ASMARA, Eritrea: When Eritrean cyclist Natnael Berhane crossed the finish line of the Tour of Turkey in May, he made history not only for his country but for his continent.
Natnael, 22, who is expected to take first place after the winner was disqualified for doping, was the first person from sub-Saharan Africa to win a race of that class.
But he is only one of several Eritreans in this cycling-mad Horn of Africa state making his mark on the sport, showing another side of a nation that makes headlines more for brutal repression than world-class athletes.
Eritrea offers ideal training ground for serious cyclists, with its breathtaking, cliff-hugging roads that swoop from the highland capital Asmara, elevation 2,325 metres (7,628 foot), in a 100-kilometre (60-mile) stretch down to the Red Sea.
“When I race in Europe, the aim is to introduce our country to the world,” professional cyclist Meron Russom told Agence France-Presse, sporting the bright yellow gear of his South African-based MTN Qhubeka team ahead of a training session.
“We are still fighting to push Eritrea to the top in sport, especially cycling,” added the slender 26-year-old, a former winner of the Tour of Eritrea, a race modelled on the more famous Tour de France.

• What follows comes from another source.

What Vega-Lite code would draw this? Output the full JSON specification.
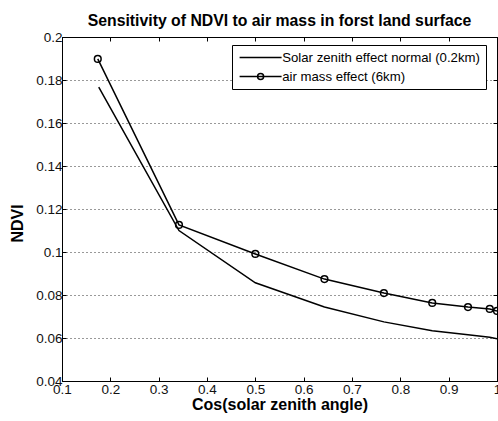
{
  "$schema": "https://vega.github.io/schema/vega-lite/v6.json",
  "autosize": "none",
  "width": 435,
  "height": 344,
  "padding": {"left": 62, "top": 37, "right": 1, "bottom": 40},
  "title": {"text": "Sensitivity of NDVI to air mass in forst land surface", "font": "Liberation Sans", "fontSize": 15.8, "fontWeight": "bold", "color": "black", "anchor": "middle", "offset": 0},
  "config": {
    "view": {"stroke": "black", "strokeWidth": 1},
    "font": "Liberation Sans"
  },
  "data": {"values": [
    {"series": "Solar zenith effect normal (0.2km)", "cosz": 0.176, "ndvi": 0.1767},
    {"series": "Solar zenith effect normal (0.2km)", "cosz": 0.342, "ndvi": 0.110},
    {"series": "Solar zenith effect normal (0.2km)", "cosz": 0.5, "ndvi": 0.0857},
    {"series": "Solar zenith effect normal (0.2km)", "cosz": 0.643, "ndvi": 0.0744},
    {"series": "Solar zenith effect normal (0.2km)", "cosz": 0.766, "ndvi": 0.0675},
    {"series": "Solar zenith effect normal (0.2km)", "cosz": 0.866, "ndvi": 0.0634},
    {"series": "Solar zenith effect normal (0.2km)", "cosz": 0.94, "ndvi": 0.0615},
    {"series": "Solar zenith effect normal (0.2km)", "cosz": 0.985, "ndvi": 0.0603},
    {"series": "Solar zenith effect normal (0.2km)", "cosz": 1.0, "ndvi": 0.0597},
    {"series": "air mass effect (6km)", "cosz": 0.174, "ndvi": 0.1898},
    {"series": "air mass effect (6km)", "cosz": 0.342, "ndvi": 0.1126},
    {"series": "air mass effect (6km)", "cosz": 0.5, "ndvi": 0.0991},
    {"series": "air mass effect (6km)", "cosz": 0.643, "ndvi": 0.0874},
    {"series": "air mass effect (6km)", "cosz": 0.766, "ndvi": 0.0809},
    {"series": "air mass effect (6km)", "cosz": 0.866, "ndvi": 0.0763},
    {"series": "air mass effect (6km)", "cosz": 0.94, "ndvi": 0.0744},
    {"series": "air mass effect (6km)", "cosz": 0.985, "ndvi": 0.0735},
    {"series": "air mass effect (6km)", "cosz": 1.0, "ndvi": 0.0726}
  ]},
  "layer": [
    {
      "mark": {"type": "line", "strokeWidth": 1.5, "clip": true},
      "encoding": {
        "x": {"field": "cosz", "type": "quantitative", "scale": {"domain": [0.1, 1], "nice": false, "zero": false},
          "axis": {"orient": "bottom", "title": "Cos(solar zenith angle)", "values": [0.1,0.2,0.3,0.4,0.5,0.6,0.7,0.8,0.9,1], "format": "~g", "grid": false, "tickSize": -4, "tickColor": "black", "domainColor": "black", "labelFont": "Liberation Sans", "labelFontSize": 13.5, "labelColor": "#111", "labelPadding": 5, "titleFont": "Liberation Sans", "titleFontSize": 16, "titleFontWeight": "bold", "titleColor": "black", "titlePadding": 1, "labelFlush": false, "labelOverlap": false}},
        "y": {"field": "ndvi", "type": "quantitative", "scale": {"domain": [0.04, 0.2], "nice": false, "zero": false},
          "axis": {"orient": "left", "title": "NDVI", "values": [0.04,0.06,0.08,0.1,0.12,0.14,0.16,0.18,0.2], "format": "~g", "grid": true, "gridDash": [1, 3], "gridColor": "#333", "gridOpacity": 1, "tickSize": -4, "tickColor": "black", "domainColor": "black", "labelFont": "Liberation Sans", "labelFontSize": 13.5, "labelColor": "#111", "labelPadding": 4, "titleFont": "Liberation Sans", "titleFontSize": 16, "titleFontWeight": "bold", "titleColor": "black", "titlePadding": 10, "titleY": 186, "labelFlush": false, "labelOverlap": false}},
        "color": {"field": "series", "type": "nominal", "scale": {"range": ["black", "black"]},
          "legend": {"title": null, "orient": "none", "legendX": 170, "legendY": 8, "strokeColor": "black", "fillColor": "white", "padding": 6, "labelFont": "Liberation Sans", "labelFontSize": 13.2, "labelColor": "black", "labelLimit": 400, "labelOffset": 15, "symbolOffset": 16, "rowPadding": 5, "symbolSize": 100, "symbolStrokeWidth": 1.5,
            "encode": {"symbols": {"update": {
              "shape": {"signal": "datum.value === 'air mass effect (6km)' ? 'M-4.2,0L4.2,0M0.6,0A0.6,0.6,0,1,1,-0.6,0A0.6,0.6,0,1,1,0.6,0' : 'M-4.2,0L4.2,0'"},
              "fill": {"value": "transparent"},
              "stroke": {"value": "black"},
              "size": {"value": 100}
            }}}}},
        "detail": {"field": "series"}
      }
    },
    {
      "transform": [{"filter": "datum.series === 'air mass effect (6km)'"}],
      "mark": {"type": "point", "shape": "circle", "filled": false, "size": 45, "strokeWidth": 1.5, "color": "black", "opacity": 1, "clip": false},
      "encoding": {
        "x": {"field": "cosz", "type": "quantitative", "axis": {"orient": "top", "title": null, "labels": false, "values": [0.1,0.2,0.3,0.4,0.5,0.6,0.7,0.8,0.9,1], "tickSize": -4, "tickColor": "black", "domainColor": "black", "grid": false}},
        "y": {"field": "ndvi", "type": "quantitative", "axis": {"orient": "right", "title": null, "labels": false, "values": [0.04,0.06,0.08,0.1,0.12,0.14,0.16,0.18,0.2], "tickSize": -4, "tickColor": "black", "domainColor": "black", "grid": false}}
      }
    }
  ],
  "resolve": {"axis": {"x": "independent", "y": "independent"}}
}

Eritrea’s competitive cyclists have zoomed forward in recent years, boosted by a training centre set up in South Africa by the International Cycling Union (UCI) in 2005.
“They’ve never had the opportunity . . . in trying to move them into the higher arena of cycling, until the UCI set up a satellite training centre in South Africa,” said UCI President Pat McQuaid.
The tradition of cycling in Eritrea dates back more than a century, when Italian colonisers introduced the sport.
Though international races were hosted in Eritrea, it was not until the late 1940s that Eritreans were permitted to ride competitively alongside their Italian occupiers.
Today, cycling is an integral part of life as cars compete with bikes—the day-to-day transport for many—on the capital’s roads.
The groups of youths who take to the high-altitude routes alongside professional racers each weekend, however, continue to grow.
The sport suffered during the three decades of war that won Eritrea independence from neighbouring Ethiopia in 1991, said cyclist Giovanni Mazzola.
“Before independence it was bad. Because the war continued, the people could not go out,” said Eritrean-born Mazzola, who competed for Ethiopia in the 1960 Rome Olympics.
Terrain ideal for training
Today, the country boasts six professional riders who compete internationally, and more than 650 cyclists in the national cycling federation.
But the sport is hampered by lack of funding for equipment and limited local training programmes.
“Funding is a problem, it is not enough,” said Eritrean Cycling Federation president Asmerom Habte, sitting in his office next to a handful of cycling trophies.
The government helps buy some professional bicycles, while top riders are supported by sponsors.